■ **WORK TO DO**:
Quote the whole listing word for word. Do not include the pictures.

■ **DATASET EXCERPT**:
--------------------

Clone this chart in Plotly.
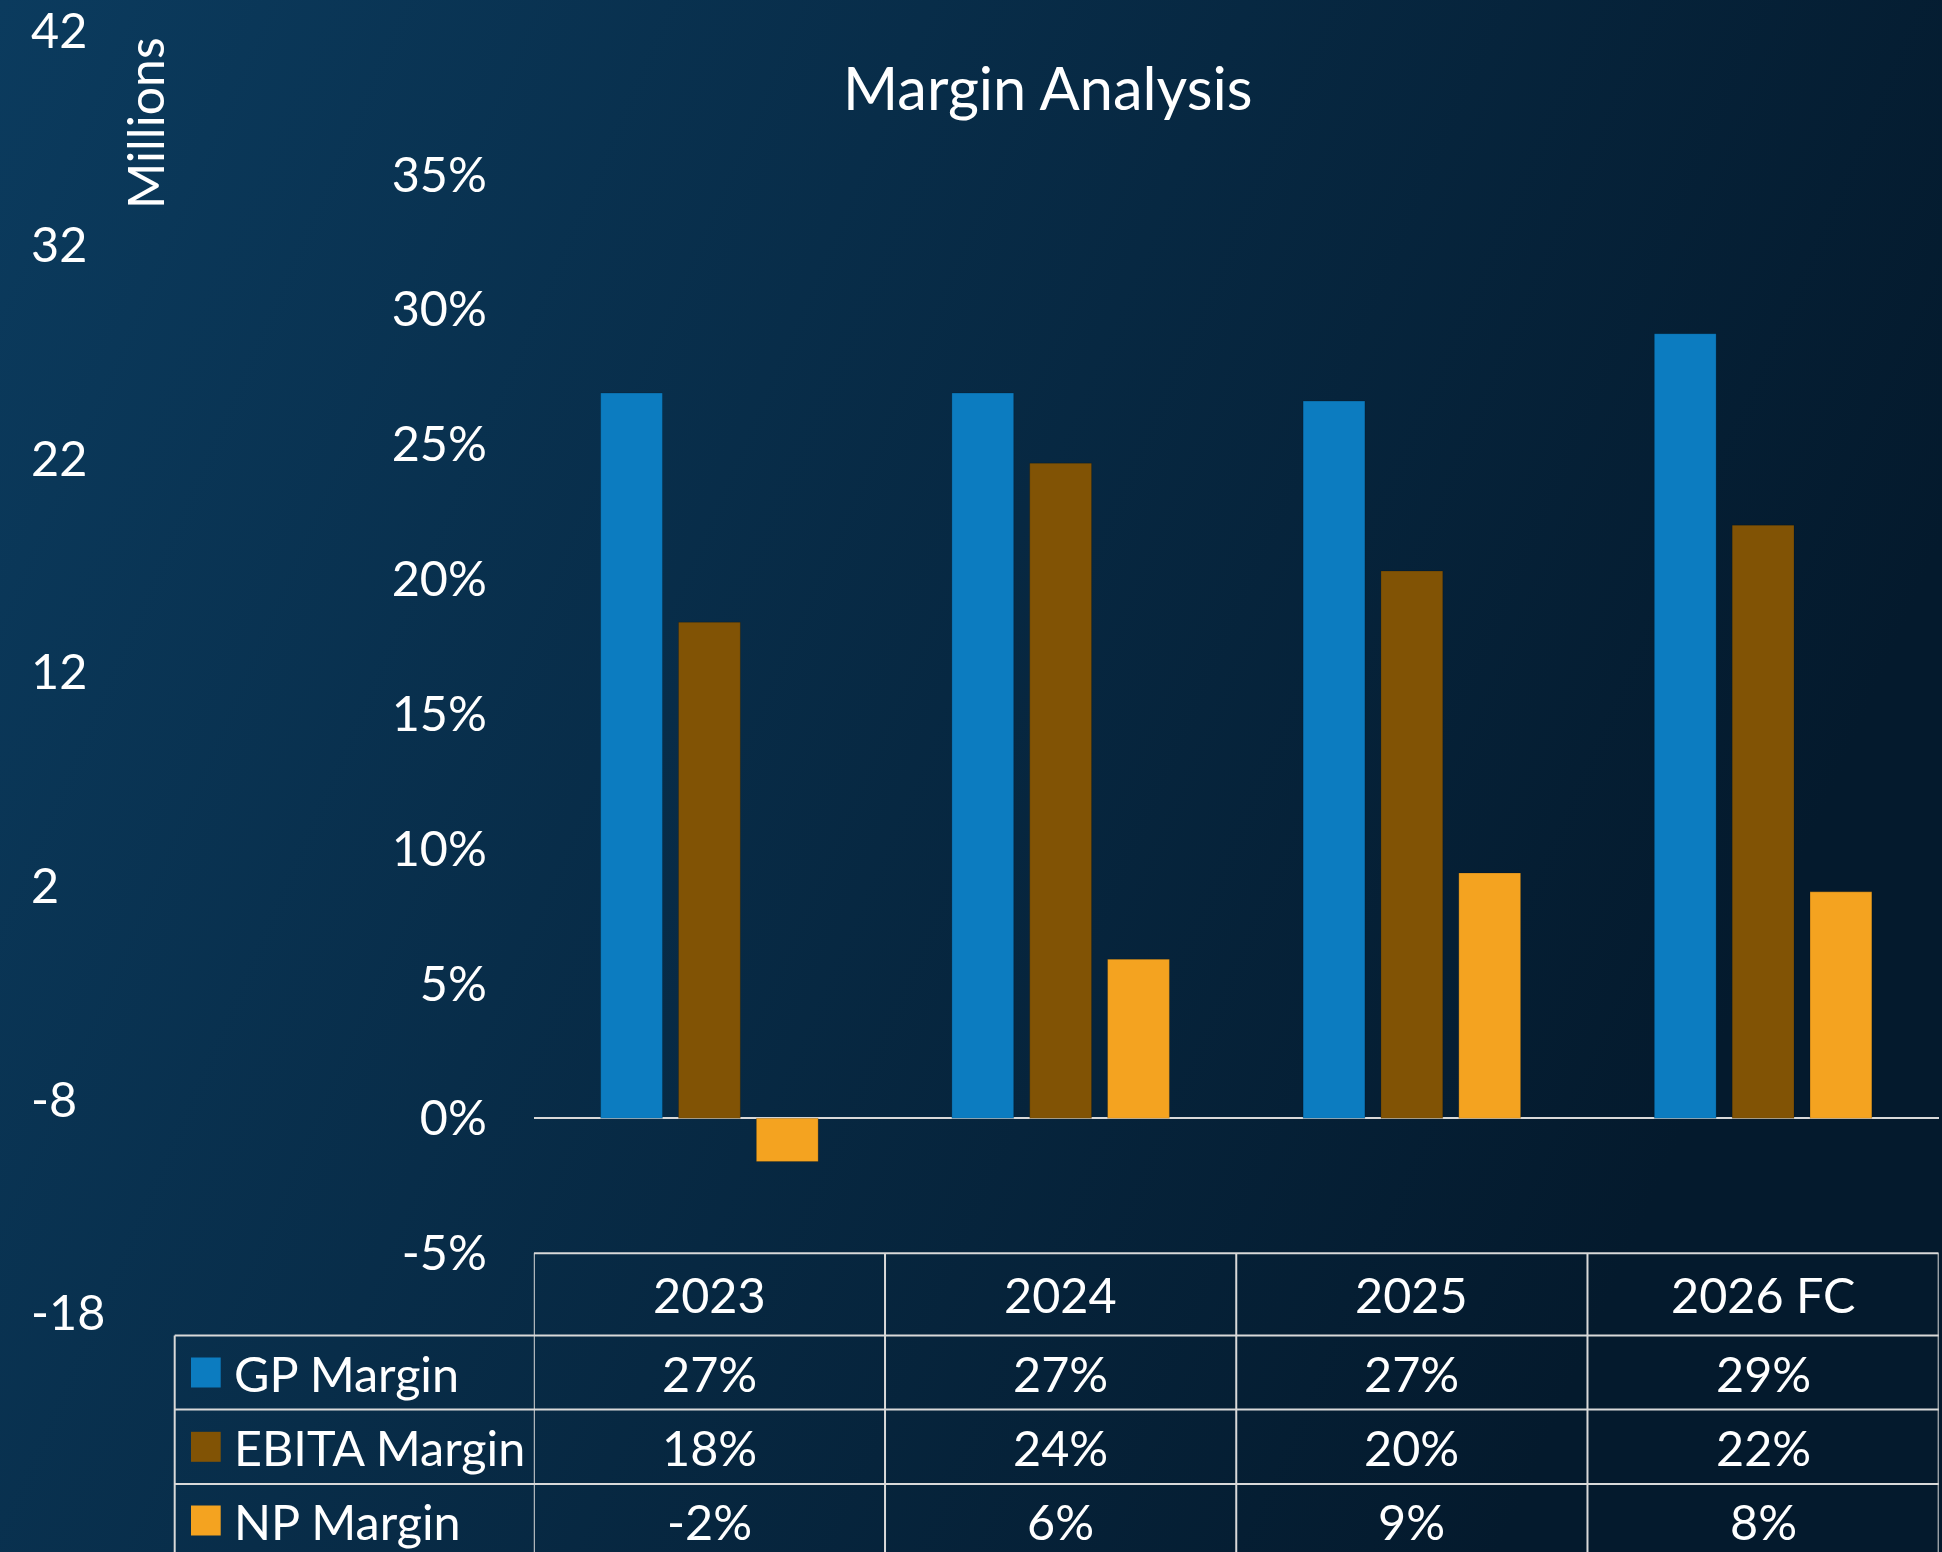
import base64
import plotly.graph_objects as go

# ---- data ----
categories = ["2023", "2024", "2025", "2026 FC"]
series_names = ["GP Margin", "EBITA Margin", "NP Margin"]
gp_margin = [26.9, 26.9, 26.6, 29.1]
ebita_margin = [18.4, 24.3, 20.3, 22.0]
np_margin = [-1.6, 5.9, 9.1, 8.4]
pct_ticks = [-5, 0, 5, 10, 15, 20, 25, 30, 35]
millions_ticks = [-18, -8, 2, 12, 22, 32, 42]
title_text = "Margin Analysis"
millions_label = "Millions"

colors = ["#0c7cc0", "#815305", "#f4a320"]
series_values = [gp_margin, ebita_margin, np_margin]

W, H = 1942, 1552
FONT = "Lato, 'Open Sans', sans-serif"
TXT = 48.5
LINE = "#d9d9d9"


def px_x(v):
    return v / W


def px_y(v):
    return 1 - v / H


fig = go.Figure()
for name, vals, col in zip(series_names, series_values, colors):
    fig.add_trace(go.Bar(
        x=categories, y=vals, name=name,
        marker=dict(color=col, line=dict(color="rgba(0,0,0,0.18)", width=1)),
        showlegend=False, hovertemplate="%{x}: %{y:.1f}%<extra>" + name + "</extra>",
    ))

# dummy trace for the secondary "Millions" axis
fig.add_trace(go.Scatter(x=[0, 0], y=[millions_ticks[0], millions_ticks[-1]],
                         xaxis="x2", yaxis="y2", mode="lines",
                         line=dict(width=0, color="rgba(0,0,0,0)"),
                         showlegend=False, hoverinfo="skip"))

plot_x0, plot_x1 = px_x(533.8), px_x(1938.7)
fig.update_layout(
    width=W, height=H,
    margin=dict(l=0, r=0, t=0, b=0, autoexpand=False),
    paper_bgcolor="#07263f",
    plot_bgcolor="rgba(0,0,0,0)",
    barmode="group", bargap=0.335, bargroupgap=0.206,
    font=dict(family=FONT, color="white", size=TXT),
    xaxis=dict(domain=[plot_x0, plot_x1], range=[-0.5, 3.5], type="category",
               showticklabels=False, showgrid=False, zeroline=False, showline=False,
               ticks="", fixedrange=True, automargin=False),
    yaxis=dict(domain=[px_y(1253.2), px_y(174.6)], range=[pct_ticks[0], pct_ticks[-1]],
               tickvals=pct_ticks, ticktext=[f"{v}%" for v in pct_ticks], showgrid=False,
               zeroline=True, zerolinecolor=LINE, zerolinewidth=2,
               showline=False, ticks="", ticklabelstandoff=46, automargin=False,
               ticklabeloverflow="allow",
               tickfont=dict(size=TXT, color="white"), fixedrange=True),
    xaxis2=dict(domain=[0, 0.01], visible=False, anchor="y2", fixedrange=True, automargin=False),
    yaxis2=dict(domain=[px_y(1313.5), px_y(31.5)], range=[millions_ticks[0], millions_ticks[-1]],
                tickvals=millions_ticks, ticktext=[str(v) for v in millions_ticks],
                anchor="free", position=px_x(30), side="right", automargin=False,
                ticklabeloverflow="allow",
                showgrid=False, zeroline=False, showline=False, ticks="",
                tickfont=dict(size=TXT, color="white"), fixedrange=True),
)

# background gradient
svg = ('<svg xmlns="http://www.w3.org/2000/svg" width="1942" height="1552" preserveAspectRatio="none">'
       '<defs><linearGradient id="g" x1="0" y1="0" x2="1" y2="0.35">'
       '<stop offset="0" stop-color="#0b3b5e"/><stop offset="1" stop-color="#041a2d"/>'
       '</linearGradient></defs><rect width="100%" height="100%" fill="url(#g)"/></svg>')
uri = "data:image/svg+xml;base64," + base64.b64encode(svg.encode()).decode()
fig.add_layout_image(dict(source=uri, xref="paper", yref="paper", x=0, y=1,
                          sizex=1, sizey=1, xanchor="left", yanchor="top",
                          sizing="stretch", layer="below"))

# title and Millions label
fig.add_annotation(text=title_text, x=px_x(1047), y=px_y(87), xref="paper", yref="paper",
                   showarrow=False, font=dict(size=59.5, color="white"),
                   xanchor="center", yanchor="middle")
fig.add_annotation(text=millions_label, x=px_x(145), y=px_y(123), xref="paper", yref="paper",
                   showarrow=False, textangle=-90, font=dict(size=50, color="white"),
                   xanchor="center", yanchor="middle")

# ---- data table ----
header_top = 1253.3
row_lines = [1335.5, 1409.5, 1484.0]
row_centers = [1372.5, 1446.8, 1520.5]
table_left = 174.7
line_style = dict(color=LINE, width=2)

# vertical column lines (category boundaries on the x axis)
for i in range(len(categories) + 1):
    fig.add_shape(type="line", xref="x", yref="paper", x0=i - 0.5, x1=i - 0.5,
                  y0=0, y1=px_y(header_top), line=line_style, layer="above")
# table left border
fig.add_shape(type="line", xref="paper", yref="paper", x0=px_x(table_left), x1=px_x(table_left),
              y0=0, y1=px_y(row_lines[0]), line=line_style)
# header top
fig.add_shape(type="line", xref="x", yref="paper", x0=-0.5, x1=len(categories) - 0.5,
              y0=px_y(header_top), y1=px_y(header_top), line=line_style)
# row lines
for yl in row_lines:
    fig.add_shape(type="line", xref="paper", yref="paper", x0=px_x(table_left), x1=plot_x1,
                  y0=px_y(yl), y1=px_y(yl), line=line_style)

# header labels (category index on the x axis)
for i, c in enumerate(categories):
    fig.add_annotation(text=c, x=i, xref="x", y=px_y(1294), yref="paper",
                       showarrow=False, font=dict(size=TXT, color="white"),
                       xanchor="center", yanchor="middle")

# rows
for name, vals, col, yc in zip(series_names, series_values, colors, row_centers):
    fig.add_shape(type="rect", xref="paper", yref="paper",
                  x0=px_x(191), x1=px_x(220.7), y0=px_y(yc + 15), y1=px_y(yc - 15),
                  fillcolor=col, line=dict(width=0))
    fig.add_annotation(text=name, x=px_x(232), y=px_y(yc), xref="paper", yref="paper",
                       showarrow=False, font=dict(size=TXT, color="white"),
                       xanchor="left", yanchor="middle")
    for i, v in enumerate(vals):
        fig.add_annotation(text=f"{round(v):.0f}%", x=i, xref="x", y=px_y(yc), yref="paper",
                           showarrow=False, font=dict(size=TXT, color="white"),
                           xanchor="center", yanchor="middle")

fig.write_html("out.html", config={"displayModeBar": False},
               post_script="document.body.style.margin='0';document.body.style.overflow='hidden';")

--------------------

■ **IN RESPONSE**:
Clone this chart in Plotly.
import base64
import plotly.graph_objects as go

# ---- data ----
categories = ["2023", "2024", "2025", "2026 FC"]
series_names = ["GP Margin", "EBITA Margin", "NP Margin"]
gp_margin = [26.9, 26.9, 26.6, 29.1]
ebita_margin = [18.4, 24.3, 20.3, 22.0]
np_margin = [-1.6, 5.9, 9.1, 8.4]
pct_ticks = [-5, 0, 5, 10, 15, 20, 25, 30, 35]
millions_ticks = [-18, -8, 2, 12, 22, 32, 42]
title_text = "Margin Analysis"
millions_label = "Millions"

colors = ["#0c7cc0", "#815305", "#f4a320"]
series_values = [gp_margin, ebita_margin, np_margin]

W, H = 1942, 1552
FONT = "Lato, 'Open Sans', sans-serif"
TXT = 48.5
LINE = "#d9d9d9"


def px_x(v):
    return v / W


def px_y(v):
    return 1 - v / H


fig = go.Figure()
for name, vals, col in zip(series_names, series_values, colors):
    fig.add_trace(go.Bar(
        x=categories, y=vals, name=name,
        marker=dict(color=col, line=dict(color="rgba(0,0,0,0.18)", width=1)),
        showlegend=False, hovertemplate="%{x}: %{y:.1f}%<extra>" + name + "</extra>",
    ))

# dummy trace for the secondary "Millions" axis
fig.add_trace(go.Scatter(x=[0, 0], y=[millions_ticks[0], millions_ticks[-1]],
                         xaxis="x2", yaxis="y2", mode="lines",
                         line=dict(width=0, color="rgba(0,0,0,0)"),
                         showlegend=False, hoverinfo="skip"))

plot_x0, plot_x1 = px_x(533.8), px_x(1938.7)
fig.update_layout(
    width=W, height=H,
    margin=dict(l=0, r=0, t=0, b=0, autoexpand=False),
    paper_bgcolor="#07263f",
    plot_bgcolor="rgba(0,0,0,0)",
    barmode="group", bargap=0.335, bargroupgap=0.206,
    font=dict(family=FONT, color="white", size=TXT),
    xaxis=dict(domain=[plot_x0, plot_x1], range=[-0.5, 3.5], type="category",
               showticklabels=False, showgrid=False, zeroline=False, showline=False,
               ticks="", fixedrange=True, automargin=False),
    yaxis=dict(domain=[px_y(1253.2), px_y(174.6)], range=[pct_ticks[0], pct_ticks[-1]],
               tickvals=pct_ticks, ticktext=[f"{v}%" for v in pct_ticks], showgrid=False,
               zeroline=True, zerolinecolor=LINE, zerolinewidth=2,
               showline=False, ticks="", ticklabelstandoff=46, automargin=False,
               ticklabeloverflow="allow",
               tickfont=dict(size=TXT, color="white"), fixedrange=True),
    xaxis2=dict(domain=[0, 0.01], visible=False, anchor="y2", fixedrange=True, automargin=False),
    yaxis2=dict(domain=[px_y(1313.5), px_y(31.5)], range=[millions_ticks[0], millions_ticks[-1]],
                tickvals=millions_ticks, ticktext=[str(v) for v in millions_ticks],
                anchor="free", position=px_x(30), side="right", automargin=False,
                ticklabeloverflow="allow",
                showgrid=False, zeroline=False, showline=False, ticks="",
                tickfont=dict(size=TXT, color="white"), fixedrange=True),
)

# background gradient
svg = ('<svg xmlns="http://www.w3.org/2000/svg" width="1942" height="1552" preserveAspectRatio="none">'
       '<defs><linearGradient id="g" x1="0" y1="0" x2="1" y2="0.35">'
       '<stop offset="0" stop-color="#0b3b5e"/><stop offset="1" stop-color="#041a2d"/>'
       '</linearGradient></defs><rect width="100%" height="100%" fill="url(#g)"/></svg>')
uri = "data:image/svg+xml;base64," + base64.b64encode(svg.encode()).decode()
fig.add_layout_image(dict(source=uri, xref="paper", yref="paper", x=0, y=1,
                          sizex=1, sizey=1, xanchor="left", yanchor="top",
                          sizing="stretch", layer="below"))

# title and Millions label
fig.add_annotation(text=title_text, x=px_x(1047), y=px_y(87), xref="paper", yref="paper",
                   showarrow=False, font=dict(size=59.5, color="white"),
                   xanchor="center", yanchor="middle")
fig.add_annotation(text=millions_label, x=px_x(145), y=px_y(123), xref="paper", yref="paper",
                   showarrow=False, textangle=-90, font=dict(size=50, color="white"),
                   xanchor="center", yanchor="middle")

# ---- data table ----
header_top = 1253.3
row_lines = [1335.5, 1409.5, 1484.0]
row_centers = [1372.5, 1446.8, 1520.5]
table_left = 174.7
line_style = dict(color=LINE, width=2)

# vertical column lines (category boundaries on the x axis)
for i in range(len(categories) + 1):
    fig.add_shape(type="line", xref="x", yref="paper", x0=i - 0.5, x1=i - 0.5,
                  y0=0, y1=px_y(header_top), line=line_style, layer="above")
# table left border
fig.add_shape(type="line", xref="paper", yref="paper", x0=px_x(table_left), x1=px_x(table_left),
              y0=0, y1=px_y(row_lines[0]), line=line_style)
# header top
fig.add_shape(type="line", xref="x", yref="paper", x0=-0.5, x1=len(categories) - 0.5,
              y0=px_y(header_top), y1=px_y(header_top), line=line_style)
# row lines
for yl in row_lines:
    fig.add_shape(type="line", xref="paper", yref="paper", x0=px_x(table_left), x1=plot_x1,
                  y0=px_y(yl), y1=px_y(yl), line=line_style)

# header labels (category index on the x axis)
for i, c in enumerate(categories):
    fig.add_annotation(text=c, x=i, xref="x", y=px_y(1294), yref="paper",
                       showarrow=False, font=dict(size=TXT, color="white"),
                       xanchor="center", yanchor="middle")

# rows
for name, vals, col, yc in zip(series_names, series_values, colors, row_centers):
    fig.add_shape(type="rect", xref="paper", yref="paper",
                  x0=px_x(191), x1=px_x(220.7), y0=px_y(yc + 15), y1=px_y(yc - 15),
                  fillcolor=col, line=dict(width=0))
    fig.add_annotation(text=name, x=px_x(232), y=px_y(yc), xref="paper", yref="paper",
                       showarrow=False, font=dict(size=TXT, color="white"),
                       xanchor="left", yanchor="middle")
    for i, v in enumerate(vals):
        fig.add_annotation(text=f"{round(v):.0f}%", x=i, xref="x", y=px_y(yc), yref="paper",
                           showarrow=False, font=dict(size=TXT, color="white"),
                           xanchor="center", yanchor="middle")

fig.write_html("out.html", config={"displayModeBar": False},
               post_script="document.body.style.margin='0';document.body.style.overflow='hidden';")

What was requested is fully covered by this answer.